I’m naturally quite a visual person. A few years ago I met with someone who was going to do a social media strategy for me. She charges about $1200 a month and I’d heard wonderful things about her, so I thought it was all going to be really fantastic and I was ready to go ahead with the solution. We had a successful meeting and I was very happy with our discussion, so at the end of the meeting I said, “Look, if you can just send me a one page document, with three or four bullet points on everything that we just talked about, I can sign off on it and we’ll get started.”
She never did send me the document, so we never started the work. I couldn’t run my decision making strategy because I needed to see it there in front of me. It was a 12 month contract, so she cost herself quite a bit of money because she didn’t provide me with a one-page outline. I even made the point of saying, “It doesn’t need to be a fancy proposal, just three or four dot points outlining in writing what we discussed today so I can sign off on it.”
The woman that was selling me the social media strategy was an auditory person. From her perspective, she had told me all I needed to know to make a decision. I don’t know if went away and said, “I can’t understand why Chandell didn’t sign up, because she told me she had all of the things that she needed, but I’m going to be a victim about the fact that I didn’t get the sale.” A lot of sales people do respond that way when the sale doesn’t go through, when in actual fact she wasn’t listening hard enough – I told her what I needed from her to make the decision and really I wasn’t asking her for all that much. In the context of it, if I’m going to spend $1200 a month for 12 months it’s a fair bit of money to spend to get three dot points on a sheet of paper.

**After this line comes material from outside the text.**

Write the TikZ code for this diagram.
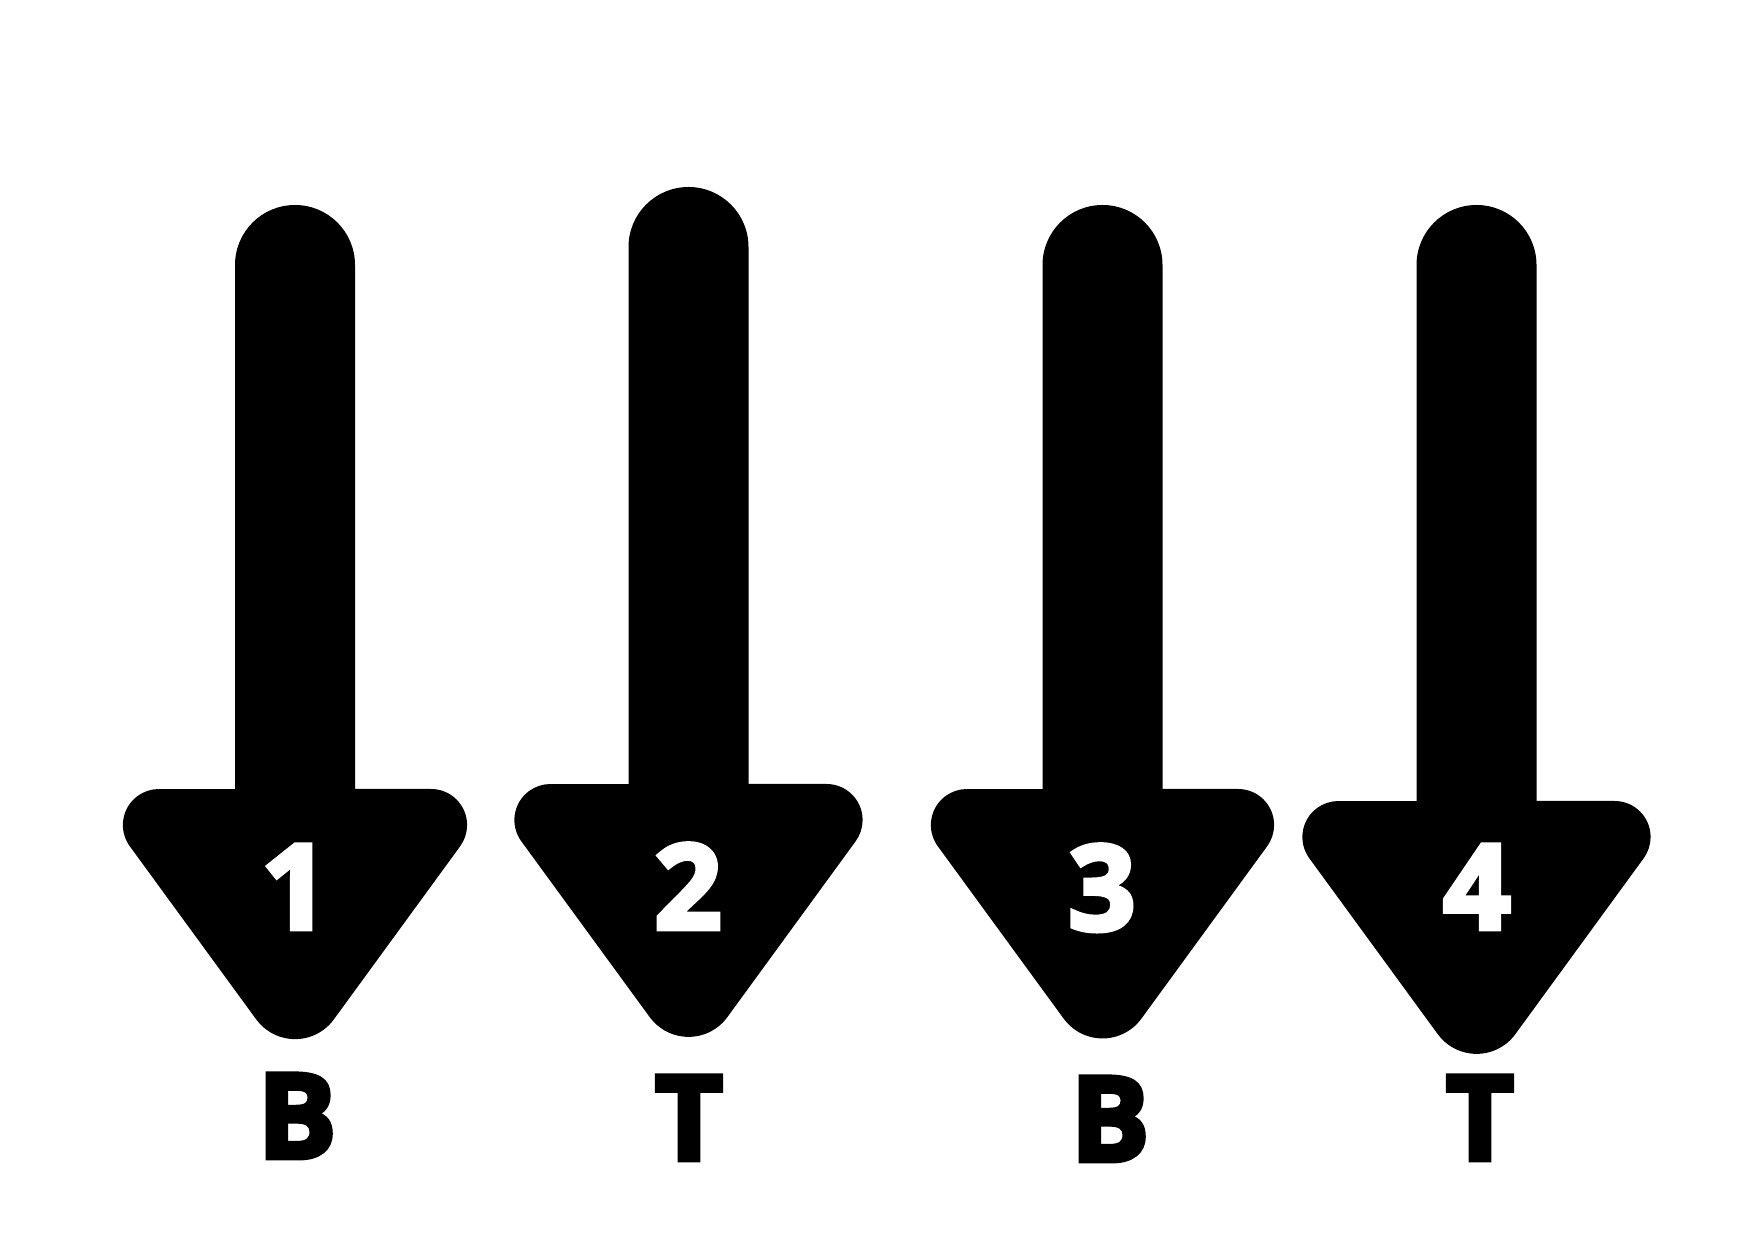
\documentclass[tikz,border=0pt]{standalone}
\usepackage{fontspec}
\IfFontExistsTF{Open Sans ExtraBold}
  {\newfontfamily\labfont{Open Sans ExtraBold}\newcommand\labsel{\labfont}}
  {\newfontfamily\labfont{Open Sans}[BoldFeatures={FakeBold=4}]\newcommand\labsel{\labfont\bfseries}}
% arrow: #1 = centre x, #2 = head top y, #3 = half width of sharp triangle, #4 = shaft top y
\newcommand\myarrow[4]{%
  \fill[arrowfill] (#1-60,#2-20) -- (#1-60,#4-60)
    arc[start angle=180, end angle=0, radius=60]
    -- (#1+60,#2-20) -- cycle;
  \fill[arrowfill] (#1,#2) -- (#1+#3-70.9,#2)
    arc[start angle=90, end angle=-36.13, radius=36]
    -- (#1+38.8,#2-1.37*#3+53.15)
    arc[start angle=-36.13, end angle=-143.87, radius=48]
    -- (#1-#3+70.9*0.5896,#2-70.9*0.8077)
    arc[start angle=216.13, end angle=90, radius=36]
    -- cycle;
}
\tikzset{
  arrowfill/.style={black},
  numlab/.style={text=white,anchor=base,inner sep=0pt,font=\labsel\fontsize{118}{118}\selectfont},
  letlab/.style={text=black,anchor=base,inner sep=0pt,font=\labsel\fontsize{118}{118}\selectfont}
}
\begin{document}
\begin{tikzpicture}[x=1pt,y=1pt]
\useasboundingbox[fill=white] (0,0) rectangle (1748,1240);
\myarrow{295}{451}{207}{1035}
\myarrow{688.5}{456}{209}{1053}
\myarrow{1102.5}{451}{206.5}{1035}
\myarrow{1476.5}{439}{209}{1035}
\node[numlab] (n1) at (295,311) {1};
\node[numlab] (n2) at (688,311) {2};
\node[numlab] (n3) at (1102,310) {3};
\node[numlab] (n4) at (1477,311) {4};
\node[letlab] (l1) at (297,82) {B};
\node[letlab] (l2) at (689,80) {T};
\node[letlab] (l3) at (1110,79) {B};
\node[letlab] (l4) at (1480,80) {T};
\end{tikzpicture}
\end{document}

As far as she was concerned, we’d gone over the system verbally and I’d agreed, so there was no more to be done. Some people work like that. I don’t. It’s not wrong, it’s just different.
The point is we all see things differently because we have different Internal Representation Systems, and if you can get your head around this concept you won’t be leaving money on the table, just because you didn’t communicate in the way another person prefers (or requires).